» **AIM**
Every line from the one holding "Rebuild this chart" through the one holding "YAxis, CartesianGrid, ReferenceArea" should be returned exactly, both included; the pictures should not.

» **RECORDED INFORMATION**
===
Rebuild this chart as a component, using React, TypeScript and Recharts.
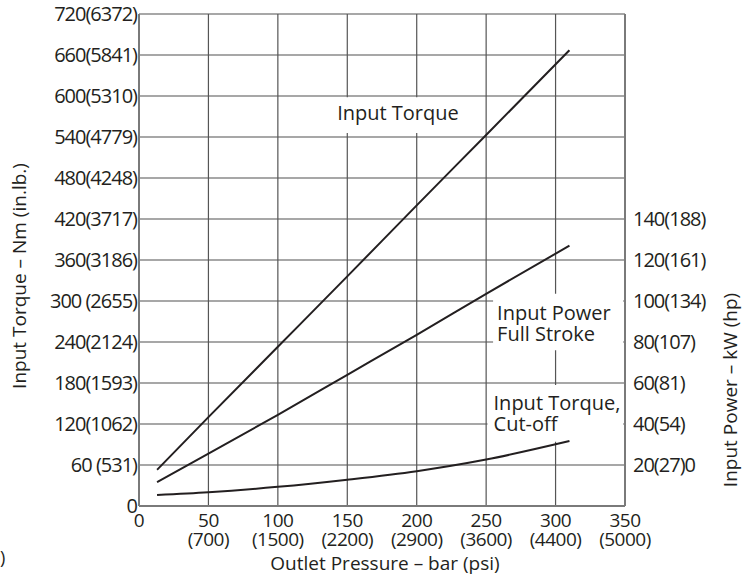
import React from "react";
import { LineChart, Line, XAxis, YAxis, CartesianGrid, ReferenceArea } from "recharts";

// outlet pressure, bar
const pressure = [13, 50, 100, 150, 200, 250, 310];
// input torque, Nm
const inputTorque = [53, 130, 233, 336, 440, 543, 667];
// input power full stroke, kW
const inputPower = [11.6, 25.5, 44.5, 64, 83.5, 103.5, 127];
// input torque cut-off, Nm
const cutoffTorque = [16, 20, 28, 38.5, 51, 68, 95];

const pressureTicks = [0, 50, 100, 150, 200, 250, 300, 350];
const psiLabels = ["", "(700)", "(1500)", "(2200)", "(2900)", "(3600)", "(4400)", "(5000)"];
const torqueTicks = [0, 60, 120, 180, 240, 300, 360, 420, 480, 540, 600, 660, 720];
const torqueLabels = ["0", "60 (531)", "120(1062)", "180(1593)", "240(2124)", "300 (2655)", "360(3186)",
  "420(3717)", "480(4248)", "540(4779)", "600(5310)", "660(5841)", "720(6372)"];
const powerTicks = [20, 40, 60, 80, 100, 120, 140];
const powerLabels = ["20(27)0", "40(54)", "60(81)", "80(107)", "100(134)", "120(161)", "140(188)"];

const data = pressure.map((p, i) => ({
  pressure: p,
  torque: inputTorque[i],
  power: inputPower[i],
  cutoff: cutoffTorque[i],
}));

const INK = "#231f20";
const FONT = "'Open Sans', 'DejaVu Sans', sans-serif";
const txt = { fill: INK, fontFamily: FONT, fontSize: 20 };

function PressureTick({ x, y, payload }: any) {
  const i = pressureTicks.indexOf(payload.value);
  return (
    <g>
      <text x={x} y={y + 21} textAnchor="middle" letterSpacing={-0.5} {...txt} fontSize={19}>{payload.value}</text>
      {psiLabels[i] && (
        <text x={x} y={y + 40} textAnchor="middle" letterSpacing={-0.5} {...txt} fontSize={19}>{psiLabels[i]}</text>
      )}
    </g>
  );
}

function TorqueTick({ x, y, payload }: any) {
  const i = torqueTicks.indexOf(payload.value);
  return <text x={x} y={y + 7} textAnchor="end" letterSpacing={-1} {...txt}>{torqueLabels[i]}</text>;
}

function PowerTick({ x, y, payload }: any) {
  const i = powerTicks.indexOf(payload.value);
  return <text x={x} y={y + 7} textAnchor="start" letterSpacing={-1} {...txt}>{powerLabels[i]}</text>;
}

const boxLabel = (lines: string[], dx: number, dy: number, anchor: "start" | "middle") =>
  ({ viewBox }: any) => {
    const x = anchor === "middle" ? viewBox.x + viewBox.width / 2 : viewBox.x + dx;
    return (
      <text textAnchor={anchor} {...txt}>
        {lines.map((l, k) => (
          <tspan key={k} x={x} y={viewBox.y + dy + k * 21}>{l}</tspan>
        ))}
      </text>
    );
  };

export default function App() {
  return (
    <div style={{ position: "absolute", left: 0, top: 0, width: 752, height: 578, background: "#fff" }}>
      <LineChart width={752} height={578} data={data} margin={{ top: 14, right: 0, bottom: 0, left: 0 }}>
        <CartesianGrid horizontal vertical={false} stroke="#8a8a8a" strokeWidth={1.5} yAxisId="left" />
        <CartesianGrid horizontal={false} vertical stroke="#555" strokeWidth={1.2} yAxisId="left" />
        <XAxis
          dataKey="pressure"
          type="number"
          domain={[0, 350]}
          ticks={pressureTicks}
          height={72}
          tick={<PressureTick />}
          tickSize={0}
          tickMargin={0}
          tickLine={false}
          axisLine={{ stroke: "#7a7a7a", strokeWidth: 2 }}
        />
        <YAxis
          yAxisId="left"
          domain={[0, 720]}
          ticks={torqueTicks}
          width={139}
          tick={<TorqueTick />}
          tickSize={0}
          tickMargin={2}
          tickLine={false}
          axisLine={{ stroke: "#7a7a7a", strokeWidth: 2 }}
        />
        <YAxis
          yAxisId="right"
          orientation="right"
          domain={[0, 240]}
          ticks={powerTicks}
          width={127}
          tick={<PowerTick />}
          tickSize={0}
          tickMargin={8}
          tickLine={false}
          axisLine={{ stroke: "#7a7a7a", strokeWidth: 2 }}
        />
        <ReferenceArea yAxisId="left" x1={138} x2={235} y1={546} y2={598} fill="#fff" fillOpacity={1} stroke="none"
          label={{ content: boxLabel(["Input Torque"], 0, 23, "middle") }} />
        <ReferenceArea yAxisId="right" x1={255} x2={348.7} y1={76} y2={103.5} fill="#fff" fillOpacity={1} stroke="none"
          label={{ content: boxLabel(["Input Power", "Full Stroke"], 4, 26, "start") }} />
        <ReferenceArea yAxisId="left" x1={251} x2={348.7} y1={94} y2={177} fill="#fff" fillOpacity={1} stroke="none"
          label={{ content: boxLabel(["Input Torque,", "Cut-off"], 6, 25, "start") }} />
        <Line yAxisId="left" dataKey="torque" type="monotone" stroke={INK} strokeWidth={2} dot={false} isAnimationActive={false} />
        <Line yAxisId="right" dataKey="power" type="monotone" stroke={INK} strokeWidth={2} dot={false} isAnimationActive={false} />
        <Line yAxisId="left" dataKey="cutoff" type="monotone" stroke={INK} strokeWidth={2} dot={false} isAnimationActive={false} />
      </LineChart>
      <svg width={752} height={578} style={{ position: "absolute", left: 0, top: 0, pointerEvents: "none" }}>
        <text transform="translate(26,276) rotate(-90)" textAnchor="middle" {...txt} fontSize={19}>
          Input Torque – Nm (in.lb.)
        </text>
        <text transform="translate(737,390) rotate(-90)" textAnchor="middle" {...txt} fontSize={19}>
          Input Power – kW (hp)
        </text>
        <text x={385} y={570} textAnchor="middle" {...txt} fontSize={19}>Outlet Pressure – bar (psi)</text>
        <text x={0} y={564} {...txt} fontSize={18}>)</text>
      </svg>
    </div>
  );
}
===
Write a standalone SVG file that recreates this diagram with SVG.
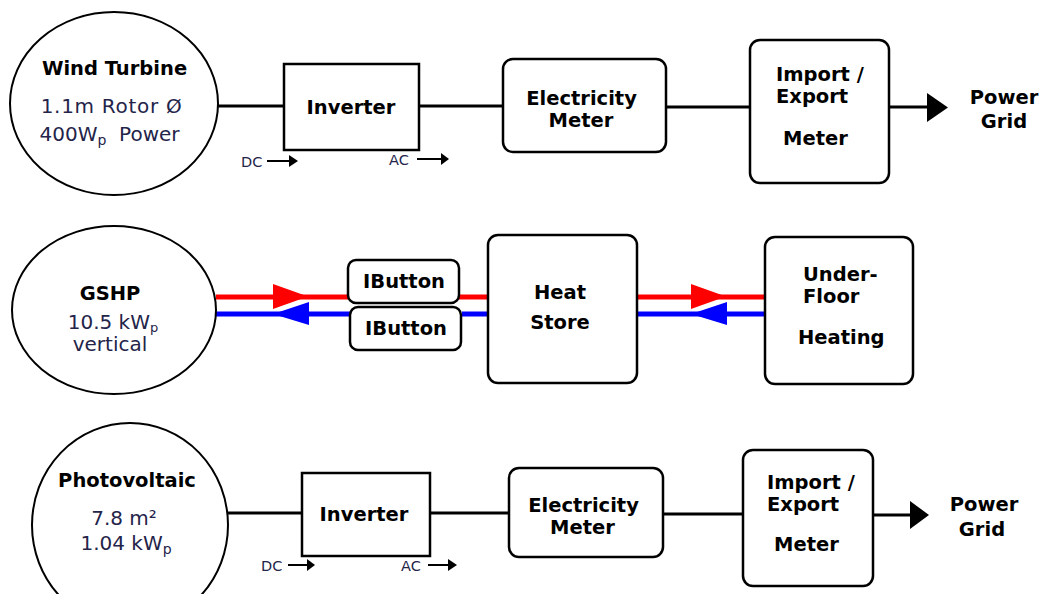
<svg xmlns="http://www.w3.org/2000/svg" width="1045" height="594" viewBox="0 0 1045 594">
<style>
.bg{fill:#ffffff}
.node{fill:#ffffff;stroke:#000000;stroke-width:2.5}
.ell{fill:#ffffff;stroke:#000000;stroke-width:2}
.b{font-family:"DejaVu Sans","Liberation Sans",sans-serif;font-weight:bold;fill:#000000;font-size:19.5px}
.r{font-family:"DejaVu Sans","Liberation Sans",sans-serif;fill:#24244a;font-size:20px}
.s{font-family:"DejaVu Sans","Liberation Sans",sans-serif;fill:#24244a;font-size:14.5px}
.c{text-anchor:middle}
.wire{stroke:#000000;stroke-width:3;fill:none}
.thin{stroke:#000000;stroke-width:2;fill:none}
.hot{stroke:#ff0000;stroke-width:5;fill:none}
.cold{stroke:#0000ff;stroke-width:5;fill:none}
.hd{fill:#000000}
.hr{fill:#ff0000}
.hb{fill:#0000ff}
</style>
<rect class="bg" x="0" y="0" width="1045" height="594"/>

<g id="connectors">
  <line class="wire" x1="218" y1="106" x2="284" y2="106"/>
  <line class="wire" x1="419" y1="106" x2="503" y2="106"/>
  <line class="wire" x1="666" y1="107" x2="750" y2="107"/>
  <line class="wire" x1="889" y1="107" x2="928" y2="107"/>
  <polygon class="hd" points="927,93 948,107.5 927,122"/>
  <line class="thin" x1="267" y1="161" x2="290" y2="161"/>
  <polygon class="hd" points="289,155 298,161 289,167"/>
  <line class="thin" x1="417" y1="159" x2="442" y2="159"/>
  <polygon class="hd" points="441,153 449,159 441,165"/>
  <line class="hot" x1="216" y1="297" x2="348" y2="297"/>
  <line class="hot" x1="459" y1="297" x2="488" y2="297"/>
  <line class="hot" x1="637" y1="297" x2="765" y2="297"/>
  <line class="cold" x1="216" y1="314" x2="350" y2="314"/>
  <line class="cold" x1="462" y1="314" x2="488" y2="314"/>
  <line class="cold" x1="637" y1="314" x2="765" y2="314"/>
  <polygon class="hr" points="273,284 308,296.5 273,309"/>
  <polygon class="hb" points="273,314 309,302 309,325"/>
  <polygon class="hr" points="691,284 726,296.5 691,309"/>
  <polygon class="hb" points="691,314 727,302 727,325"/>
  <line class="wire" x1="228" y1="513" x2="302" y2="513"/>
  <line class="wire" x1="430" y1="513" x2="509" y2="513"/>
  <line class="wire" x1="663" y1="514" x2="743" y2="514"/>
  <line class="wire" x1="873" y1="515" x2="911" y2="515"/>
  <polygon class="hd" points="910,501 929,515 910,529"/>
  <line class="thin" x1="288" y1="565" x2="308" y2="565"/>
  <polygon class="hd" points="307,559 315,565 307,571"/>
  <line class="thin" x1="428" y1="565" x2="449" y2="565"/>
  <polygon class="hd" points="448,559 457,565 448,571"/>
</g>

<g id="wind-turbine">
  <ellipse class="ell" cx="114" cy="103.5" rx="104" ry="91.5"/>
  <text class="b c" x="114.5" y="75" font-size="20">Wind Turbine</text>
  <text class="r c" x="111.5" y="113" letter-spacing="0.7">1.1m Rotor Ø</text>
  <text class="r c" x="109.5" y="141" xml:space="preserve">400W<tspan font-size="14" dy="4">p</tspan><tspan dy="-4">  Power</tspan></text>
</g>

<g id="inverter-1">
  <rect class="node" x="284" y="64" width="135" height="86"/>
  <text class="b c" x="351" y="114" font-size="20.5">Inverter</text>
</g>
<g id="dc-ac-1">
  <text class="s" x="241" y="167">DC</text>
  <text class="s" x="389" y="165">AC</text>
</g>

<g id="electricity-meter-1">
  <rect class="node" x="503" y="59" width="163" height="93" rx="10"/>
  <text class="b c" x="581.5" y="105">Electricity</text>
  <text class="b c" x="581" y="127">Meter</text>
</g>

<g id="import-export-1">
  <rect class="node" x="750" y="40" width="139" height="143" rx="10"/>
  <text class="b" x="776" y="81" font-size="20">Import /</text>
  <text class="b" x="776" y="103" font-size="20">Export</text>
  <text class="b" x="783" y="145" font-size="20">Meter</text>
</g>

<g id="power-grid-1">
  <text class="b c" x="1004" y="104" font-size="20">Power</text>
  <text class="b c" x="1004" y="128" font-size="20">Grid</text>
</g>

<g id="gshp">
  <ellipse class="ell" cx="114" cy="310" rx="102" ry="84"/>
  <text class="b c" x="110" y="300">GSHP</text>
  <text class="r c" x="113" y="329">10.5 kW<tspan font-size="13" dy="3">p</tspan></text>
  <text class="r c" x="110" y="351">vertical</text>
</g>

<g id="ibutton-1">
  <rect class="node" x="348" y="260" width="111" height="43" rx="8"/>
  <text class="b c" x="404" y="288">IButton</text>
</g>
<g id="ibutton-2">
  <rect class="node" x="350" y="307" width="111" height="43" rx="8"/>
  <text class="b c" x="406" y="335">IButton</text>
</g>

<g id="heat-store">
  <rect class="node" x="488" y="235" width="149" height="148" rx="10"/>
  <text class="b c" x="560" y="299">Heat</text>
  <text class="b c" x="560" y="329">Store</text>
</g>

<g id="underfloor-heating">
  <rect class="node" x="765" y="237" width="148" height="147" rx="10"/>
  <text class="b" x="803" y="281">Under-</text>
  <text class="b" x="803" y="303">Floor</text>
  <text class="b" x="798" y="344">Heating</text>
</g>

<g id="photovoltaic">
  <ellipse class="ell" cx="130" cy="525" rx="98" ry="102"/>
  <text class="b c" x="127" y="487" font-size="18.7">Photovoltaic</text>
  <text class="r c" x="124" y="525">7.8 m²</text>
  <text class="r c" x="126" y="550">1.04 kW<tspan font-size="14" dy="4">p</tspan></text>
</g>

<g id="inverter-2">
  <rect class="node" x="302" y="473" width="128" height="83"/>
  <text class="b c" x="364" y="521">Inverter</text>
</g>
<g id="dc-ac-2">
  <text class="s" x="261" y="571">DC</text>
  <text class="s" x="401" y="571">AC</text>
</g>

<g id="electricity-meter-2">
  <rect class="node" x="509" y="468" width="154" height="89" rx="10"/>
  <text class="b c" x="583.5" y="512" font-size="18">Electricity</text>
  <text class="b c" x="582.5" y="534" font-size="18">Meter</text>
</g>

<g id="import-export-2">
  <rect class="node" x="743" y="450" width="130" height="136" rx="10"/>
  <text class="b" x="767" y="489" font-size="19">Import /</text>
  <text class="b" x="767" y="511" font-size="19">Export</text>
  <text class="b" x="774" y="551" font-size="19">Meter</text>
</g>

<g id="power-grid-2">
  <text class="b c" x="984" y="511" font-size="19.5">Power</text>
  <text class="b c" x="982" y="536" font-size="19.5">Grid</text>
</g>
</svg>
===
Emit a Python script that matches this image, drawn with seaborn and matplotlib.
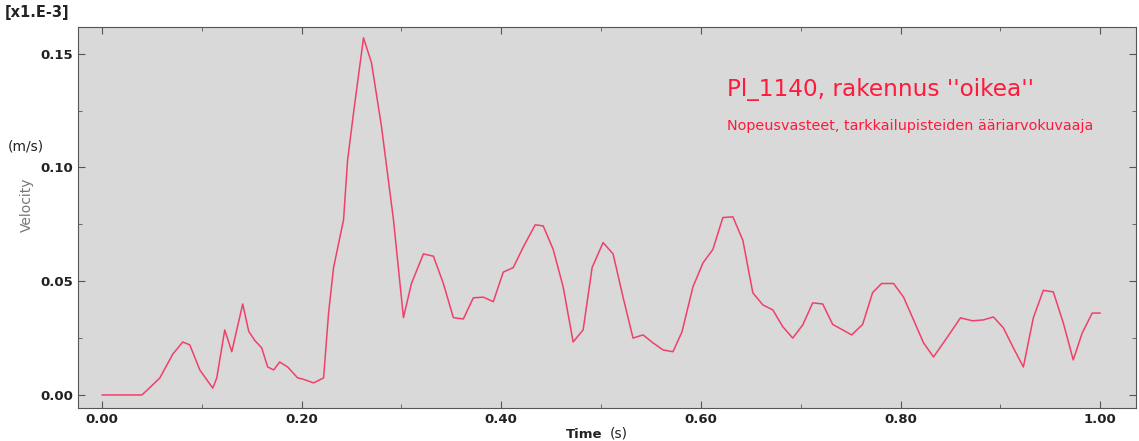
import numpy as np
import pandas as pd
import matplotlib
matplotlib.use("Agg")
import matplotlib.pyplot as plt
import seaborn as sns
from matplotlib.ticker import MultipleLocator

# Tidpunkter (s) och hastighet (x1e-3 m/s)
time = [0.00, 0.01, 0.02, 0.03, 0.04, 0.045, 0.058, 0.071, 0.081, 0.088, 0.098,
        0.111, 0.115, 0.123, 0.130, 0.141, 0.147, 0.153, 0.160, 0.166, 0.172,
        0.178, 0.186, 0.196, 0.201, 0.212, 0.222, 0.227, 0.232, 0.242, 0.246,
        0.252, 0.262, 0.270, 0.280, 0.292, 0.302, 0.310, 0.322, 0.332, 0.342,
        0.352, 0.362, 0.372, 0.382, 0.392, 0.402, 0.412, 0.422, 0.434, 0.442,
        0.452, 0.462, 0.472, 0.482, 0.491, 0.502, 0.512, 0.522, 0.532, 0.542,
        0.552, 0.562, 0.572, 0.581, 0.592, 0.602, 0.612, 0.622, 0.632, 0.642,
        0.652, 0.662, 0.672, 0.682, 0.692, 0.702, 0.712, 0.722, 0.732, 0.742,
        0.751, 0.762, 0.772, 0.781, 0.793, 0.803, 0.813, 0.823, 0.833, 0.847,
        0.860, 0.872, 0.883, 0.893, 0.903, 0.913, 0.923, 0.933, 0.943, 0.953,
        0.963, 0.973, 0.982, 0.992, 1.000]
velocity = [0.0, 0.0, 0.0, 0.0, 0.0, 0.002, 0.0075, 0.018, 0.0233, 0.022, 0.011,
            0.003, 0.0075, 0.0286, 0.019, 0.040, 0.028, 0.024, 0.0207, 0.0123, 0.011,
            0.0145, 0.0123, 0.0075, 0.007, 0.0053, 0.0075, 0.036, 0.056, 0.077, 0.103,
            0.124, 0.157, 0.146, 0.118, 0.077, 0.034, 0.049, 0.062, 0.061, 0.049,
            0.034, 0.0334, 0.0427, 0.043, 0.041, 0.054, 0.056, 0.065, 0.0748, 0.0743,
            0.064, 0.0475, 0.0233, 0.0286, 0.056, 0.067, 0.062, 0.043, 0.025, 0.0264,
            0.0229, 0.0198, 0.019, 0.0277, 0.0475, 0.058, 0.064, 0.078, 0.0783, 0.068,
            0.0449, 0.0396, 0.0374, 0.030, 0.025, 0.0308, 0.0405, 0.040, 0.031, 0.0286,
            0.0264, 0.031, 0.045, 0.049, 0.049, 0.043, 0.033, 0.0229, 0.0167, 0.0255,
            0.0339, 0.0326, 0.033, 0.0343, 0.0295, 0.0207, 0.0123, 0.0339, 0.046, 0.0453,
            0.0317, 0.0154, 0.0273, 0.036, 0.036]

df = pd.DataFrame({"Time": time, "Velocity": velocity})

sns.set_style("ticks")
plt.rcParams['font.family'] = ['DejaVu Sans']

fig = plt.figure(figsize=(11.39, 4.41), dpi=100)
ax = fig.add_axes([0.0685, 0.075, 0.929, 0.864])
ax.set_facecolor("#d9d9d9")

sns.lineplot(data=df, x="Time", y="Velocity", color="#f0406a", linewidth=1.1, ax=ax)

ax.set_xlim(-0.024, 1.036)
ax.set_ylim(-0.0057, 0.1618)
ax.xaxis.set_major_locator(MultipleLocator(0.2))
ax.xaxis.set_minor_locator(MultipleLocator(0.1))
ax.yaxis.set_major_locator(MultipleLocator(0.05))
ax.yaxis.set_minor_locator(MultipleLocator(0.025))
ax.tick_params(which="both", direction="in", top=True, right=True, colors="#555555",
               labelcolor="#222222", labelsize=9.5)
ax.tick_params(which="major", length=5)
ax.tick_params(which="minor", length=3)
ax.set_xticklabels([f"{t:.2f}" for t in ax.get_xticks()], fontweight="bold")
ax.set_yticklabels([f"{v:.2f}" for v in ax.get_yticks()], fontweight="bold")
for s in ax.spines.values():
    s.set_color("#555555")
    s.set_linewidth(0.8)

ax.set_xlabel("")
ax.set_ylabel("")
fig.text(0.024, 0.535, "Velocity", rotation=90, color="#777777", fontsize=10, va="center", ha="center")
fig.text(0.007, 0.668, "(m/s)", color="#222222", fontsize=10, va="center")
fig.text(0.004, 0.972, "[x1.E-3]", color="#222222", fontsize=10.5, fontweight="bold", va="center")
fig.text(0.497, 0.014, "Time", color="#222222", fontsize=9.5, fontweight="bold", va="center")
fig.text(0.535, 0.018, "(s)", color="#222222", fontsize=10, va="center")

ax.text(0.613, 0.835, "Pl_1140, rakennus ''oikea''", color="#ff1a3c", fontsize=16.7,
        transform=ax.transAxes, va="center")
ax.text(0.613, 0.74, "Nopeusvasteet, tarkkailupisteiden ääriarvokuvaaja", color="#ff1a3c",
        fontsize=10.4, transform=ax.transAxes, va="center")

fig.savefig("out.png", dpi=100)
===
» **WORKED ANSWER**
Rebuild this chart as a component, using React, TypeScript and Recharts.
import React from "react";
import { LineChart, Line, XAxis, YAxis, CartesianGrid, ReferenceArea } from "recharts";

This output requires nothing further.